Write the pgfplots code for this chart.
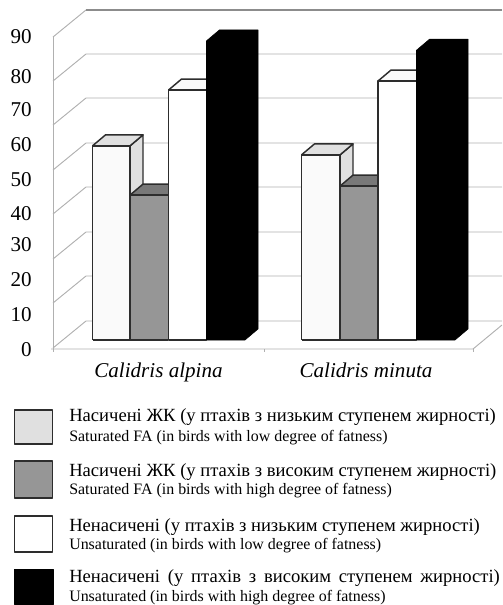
\documentclass[border=0pt]{standalone}
\usepackage{fontspec}
\setmainfont{Liberation Serif}
\usepackage{pgfplots}
\pgfplotsset{compat=1.18}
\definecolor{gridgray}{RGB}{176,176,176}
\definecolor{topgray}{RGB}{140,140,140}
\definecolor{edge}{RGB}{45,45,45}
\definecolor{lowfront}{RGB}{250,250,250}
\definecolor{lowside}{RGB}{224,224,224}
\definecolor{highfront}{RGB}{150,150,150}
\definecolor{hightop}{RGB}{120,120,120}
% picture pixels (from the top) to chart values
\newcommand{\py}[1]{(340-(#1))/3.46667}
\newcommand{\back}[1]{\draw[gridgray, line width=0.7pt] (axis cs:53,{\py{#1+27}}) -- (axis cs:86,{\py{#1}}) -- (axis cs:502,{\py{#1}});}
\newcommand{\legbox}[3]{\draw[edge, line width=1.1pt, fill=#1] (axis cs:14.5,{\py{#2}}) rectangle (axis cs:52.5,{\py{#3}});}
\newcommand{\legtext}[2]{\node[anchor=base west, inner sep=0pt] at (axis cs:69,{\py{#1}}) {#2};}
\newcommand{\uatext}{\fontsize{13.95}{15}\selectfont}
\newcommand{\entext}{\fontsize{11.95}{13}\selectfont}
\begin{document}
\begin{tikzpicture}
  \begin{axis}[
    scale only axis, width=376.5pt, height=453.75pt,
    xmin=0, xmax=502, ymin=-76.44, ymax=98.08,
    axis line style={draw=none}, major tick style={draw=none},
    ytick={-2.88,7.21,17.31,27.4,36.34,46.15,56.25,66.34,75.9,87.4},
    yticklabels={0,10,20,30,40,50,60,70,80,90},
    y tick label style={font=\fontsize{15.8}{16}\selectfont, anchor=east, inner sep=0pt, xshift=24pt},
    xtick={158.5,366},
    xticklabels={Calidris alpina,Calidris minuta},
    x tick label style={font=\fontsize{15.8}{16}\selectfont\itshape, anchor=base, inner sep=0pt, yshift=170.25pt},
    no markers, line join=round,
  ]
    % walls and floor
    \back{10} \back{54} \back{98} \back{143} \back{187} \back{232} \back{276} \back{321}
    \draw[topgray, line width=1pt] (axis cs:86,{\py{10}}) -- (axis cs:502,{\py{10}});
    \draw[gridgray, line width=0.7pt] (axis cs:53,{\py{37}}) -- (axis cs:53,{\py{352}});
    \draw[gridgray, line width=0.7pt] (axis cs:51,{\py{349}}) -- (axis cs:473,{\py{349}}) -- (axis cs:502,{\py{325}});
    \draw[gridgray, line width=0.7pt] (axis cs:264,{\py{349}}) -- (axis cs:264,{\py{352}});
    \draw[gridgray, line width=0.7pt] (axis cs:473,{\py{349}}) -- (axis cs:473,{\py{352}});

    % Calidris alpina: 56, 41.8, 72.1, 86.3
    \addplot[draw=edge, line width=1.1pt, fill=lowside] coordinates {(130,0) (143,3.17) (143,59.17) (130,56) (130,0)};
    \addplot[draw=edge, line width=1.1pt, fill=lowside] coordinates {(92.5,56) (130,56) (143,59.17) (105.5,59.17) (92.5,56)};
    \addplot[draw=edge, line width=1.1pt, fill=lowfront] coordinates {(92.5,0) (130,0) (130,56) (92.5,56) (92.5,0)};
    \addplot[draw=edge, line width=1.1pt, fill=hightop] coordinates {(130,41.8) (168.5,41.8) (181.5,44.97) (143,44.97) (130,41.8)};
    \addplot[draw=edge, line width=1.1pt, fill=highfront] coordinates {(130,0) (168.5,0) (168.5,41.8) (130,41.8) (130,0)};
    \addplot[draw=edge, line width=1.1pt, fill=lowfront] coordinates {(168.5,72.1) (206.5,72.1) (219.5,75.27) (181.5,75.27) (168.5,72.1)};
    \addplot[draw=edge, line width=1.1pt, fill=white] coordinates {(168.5,0) (206.5,0) (206.5,72.1) (168.5,72.1) (168.5,0)};
    \addplot[draw=black, fill=black] coordinates {(206.5,0) (245,0) (258,3.17) (258,89.47) (219.5,89.47) (206.5,86.3) (206.5,0)};

    % Calidris minuta: 53.4, 44.4, 74.7, 83.6
    \addplot[draw=edge, line width=1.1pt, fill=lowside] coordinates {(340,0) (353,3.17) (353,56.57) (340,53.4) (340,0)};
    \addplot[draw=edge, line width=1.1pt, fill=lowside] coordinates {(301.5,53.4) (340,53.4) (353,56.57) (314.5,56.57) (301.5,53.4)};
    \addplot[draw=edge, line width=1.1pt, fill=lowfront] coordinates {(301.5,0) (340,0) (340,53.4) (301.5,53.4) (301.5,0)};
    \addplot[draw=edge, line width=1.1pt, fill=hightop] coordinates {(340,44.4) (378,44.4) (391,47.57) (353,47.57) (340,44.4)};
    \addplot[draw=edge, line width=1.1pt, fill=highfront] coordinates {(340,0) (378,0) (378,44.4) (340,44.4) (340,0)};
    \addplot[draw=edge, line width=1.1pt, fill=lowfront] coordinates {(378,74.7) (416.5,74.7) (429.5,77.87) (391,77.87) (378,74.7)};
    \addplot[draw=edge, line width=1.1pt, fill=white] coordinates {(378,0) (416.5,0) (416.5,74.7) (378,74.7) (378,0)};
    \addplot[draw=black, fill=black] coordinates {(416.5,0) (455,0) (468,3.17) (468,86.77) (429.5,86.77) (416.5,83.6) (416.5,0)};

    % legend
    \legbox{lowside}{410}{444}
    \legbox{highfront}{461}{498}
    \legbox{white}{516}{552}
    \draw[black, fill=black] (axis cs:14,{\py{569}}) rectangle (axis cs:53,{\py{604}});
    \legtext{421}{\uatext Насичені ЖК (у птахів з низьким ступенем жирності)}
    \legtext{441}{\entext Saturated FA (in birds with low degree of fatness)}
    \legtext{476}{\uatext Насичені ЖК (у птахів з високим ступенем жирності)}
    \legtext{494}{\entext Saturated FA (in birds with high degree of fatness)}
    \legtext{531}{\uatext\makebox[308pt][s]{Ненасичені (у птахів з низьким ступенем жирності)}}
    \legtext{549}{\entext Unsaturated (in birds with low degree of fatness)}
    \legtext{582}{\uatext\makebox[323pt][s]{Ненасичені (у птахів з високим ступенем жирності)}}
    \legtext{601}{\entext Unsaturated (in birds with high degree of fatness)}
  \end{axis}
\end{tikzpicture}
\end{document}
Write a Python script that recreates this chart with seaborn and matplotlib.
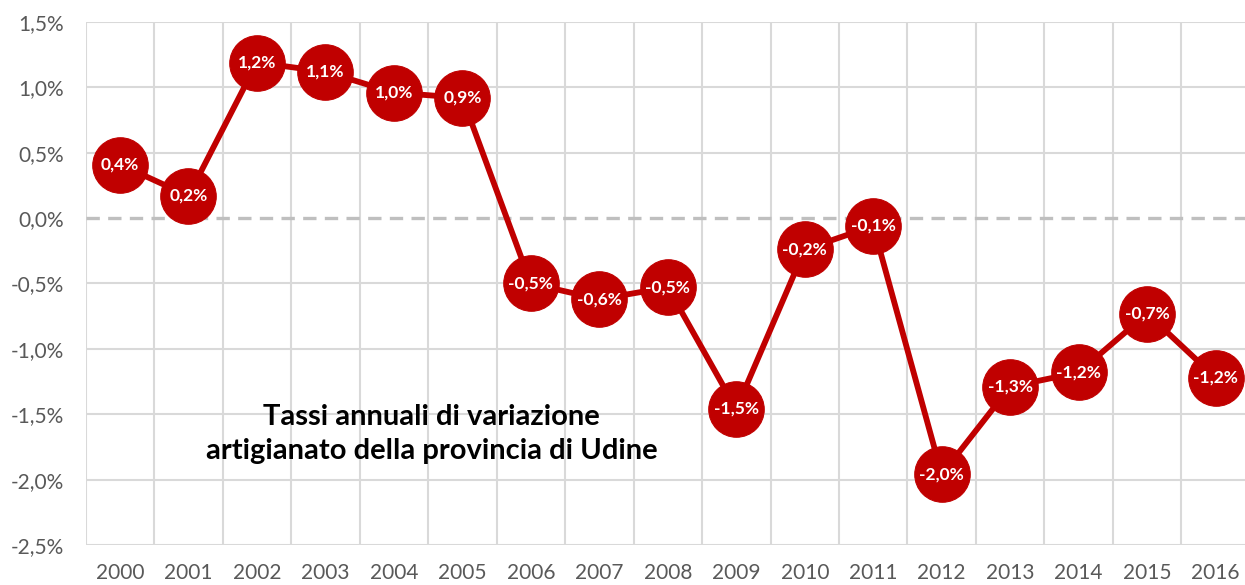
import pandas as pd
import seaborn as sns
import matplotlib.pyplot as plt

# annual change rates (%)
years = [2000, 2001, 2002, 2003, 2004, 2005, 2006, 2007, 2008,
         2009, 2010, 2011, 2012, 2013, 2014, 2015, 2016]
rates = [0.41, 0.17, 1.19, 1.12, 0.96, 0.92, -0.50, -0.62, -0.53,
         -1.46, -0.24, -0.06, -1.96, -1.29, -1.18, -0.73, -1.22]
y_ticks = [-2.5, -2.0, -1.5, -1.0, -0.5, 0.0, 0.5, 1.0, 1.5]

df = pd.DataFrame({"pos": range(len(years)), "year": years, "rate": rates})

sns.set_style("white")
plt.rcParams["font.family"] = ["Lato", "DejaVu Sans"]

red = "#C00000"
grid_c = "#d9d9d9"
text_c = "#595959"

fig = plt.figure(figsize=(12.45, 5.85), dpi=100)
ax = fig.add_axes([0.0689, 0.0684, 0.935, 0.894])

# grid drawn by hand: horizontal at ticks, vertical at category edges
for y in y_ticks:
    if y != 0:
        ax.axhline(y, color=grid_c, lw=1.5, zorder=0)
for i in range(len(years) + 1):
    ax.axvline(i - 0.5, color=grid_c, lw=1.5, zorder=0)
ax.axhline(0, color="#bfbfbf", lw=2.4, ls=(0, (4, 2.5)), zorder=1)

sns.lineplot(
    data=df, x="pos", y="rate", ax=ax,
    color=red, lw=4.2, marker="o", markersize=40,
    markerfacecolor=red, markeredgecolor=red, zorder=3,
)

for p, r in zip(df["pos"], df["rate"]):
    lbl = f"{r:.1f}".replace(".", ",") + "%"
    ax.text(p, r, lbl, ha="center", va="center", color="white",
            fontsize=12.5, fontweight="bold", zorder=4)

ax.text(4.55, -1.65, "Tassi annuali di variazione\nartigianato della provincia di Udine",
        ha="center", va="center", fontsize=21, fontweight="bold",
        color="black", linespacing=1.35, zorder=2)

ax.set_xlim(-0.5, len(years) - 0.5)
ax.set_ylim(-2.5, 1.5)
ax.set_xticks(range(len(years)))
ax.set_xticklabels([str(y) for y in years])
ax.set_yticks(y_ticks)
ax.set_yticklabels([f"{t:.1f}".replace(".", ",") + "%" for t in y_ticks])
ax.tick_params(axis="both", length=0, labelsize=15, colors=text_c)
ax.tick_params(axis="x", pad=13)
ax.tick_params(axis="y", pad=16)
ax.set_xlabel("")
ax.set_ylabel("")
for s in ax.spines.values():
    s.set_visible(False)

fig.savefig("out.png", dpi=100)
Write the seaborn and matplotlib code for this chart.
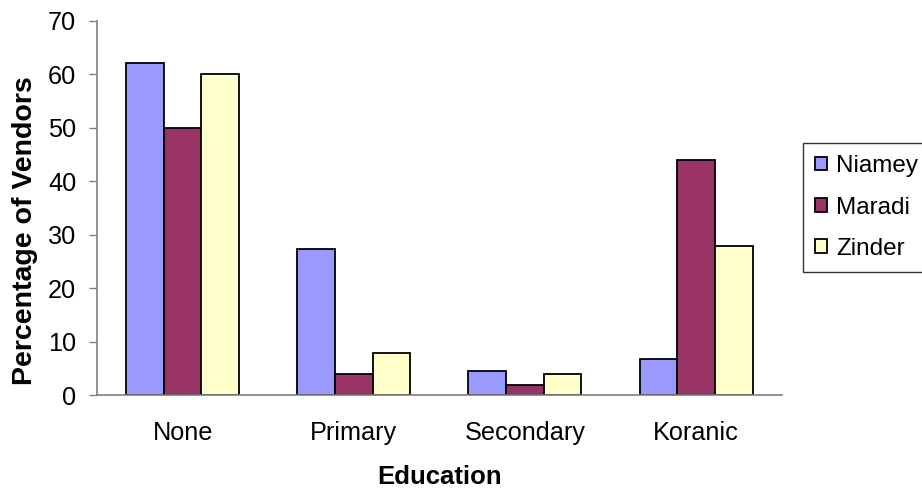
import matplotlib
matplotlib.use("Agg")
import matplotlib.pyplot as plt
import seaborn as sns
import pandas as pd
import numpy as np
from matplotlib.ticker import FixedLocator

categories = ["None", "Primary", "Secondary", "Koranic"]
cities = ["Niamey", "Maradi", "Zinder"]
niamey = [62, 27.3, 4.5, 6.7]
maradi = [50, 4.0, 1.9, 44.0]
zinder = [60, 7.8, 4.0, 27.9]
colors = ["#9999FF", "#993366", "#FFFFCC"]

rows = []
for city, vals in zip(cities, [niamey, maradi, zinder]):
    for cat, v in zip(categories, vals):
        rows.append({"Education": cat, "City": city, "Value": v})
df = pd.DataFrame(rows)

sns.set_style("white")
plt.rcParams["font.family"] = ["Liberation Sans", "DejaVu Sans"]
plt.rcParams["text.color"] = "black"
plt.rcParams["xtick.color"] = "black"
plt.rcParams["ytick.color"] = "black"
plt.rcParams["axes.labelcolor"] = "black"

fig = plt.figure(figsize=(9.22, 4.9), dpi=100)
ax = fig.add_axes([97/922, 1-395/490, (781.7-97)/922, (395-20.5)/490])

sns.barplot(data=df, x="Education", y="Value", hue="City", order=categories,
            hue_order=cities, palette=colors, width=0.66, gap=0,
            edgecolor="black", linewidth=1.3, saturation=1, ax=ax)

ax.set_xlim(-0.5, 3.5)
ax.set_ylim(0, 70)
ax.set_yticks(np.arange(0, 71, 10))
ax.xaxis.set_minor_locator(FixedLocator([-0.5, 0.5, 1.5, 2.5, 3.5]))
ax.tick_params(axis="x", which="major", length=0, pad=19, labelsize=18.2)
ax.tick_params(axis="x", which="minor", length=6, width=1, color="#808080", direction="out")
ax.tick_params(axis="y", length=6, width=1, color="#808080", direction="out",
               labelsize=18.2, pad=9, left=True)

for s in ["top", "right"]:
    ax.spines[s].set_visible(False)
for s in ["left", "bottom"]:
    ax.spines[s].set_color("#808080")
    ax.spines[s].set_linewidth(1.2)

ax.set_xlabel("Education", fontsize=18.5, fontweight="bold", labelpad=14)
ax.set_ylabel("Percentage of Vendors", fontsize=20.5, fontweight="bold")
ax.yaxis.set_label_coords(-0.0865, 0.438)

leg = ax.legend(loc="upper left", bbox_to_anchor=(803/922, 1-143/490),
                bbox_transform=fig.transFigure, fontsize=17.5, frameon=True,
                fancybox=False, edgecolor="black", handlelength=0.5,
                handleheight=0.5, handletextpad=0.35, labelspacing=0.8,
                borderpad=0.5, borderaxespad=0)
leg.get_frame().set_linewidth(1.0)
for h in leg.get_patches():
    h.set_edgecolor("black")
    h.set_linewidth(1.3)

fig.savefig("out.png", dpi=100)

::::::

Pick out each line in the material containing "chart".

Write the pgfplots code for this chart.
% picture pixels (from the top) to chart values
Write a Python script that recreates this chart with seaborn and matplotlib.
Write the seaborn and matplotlib code for this chart.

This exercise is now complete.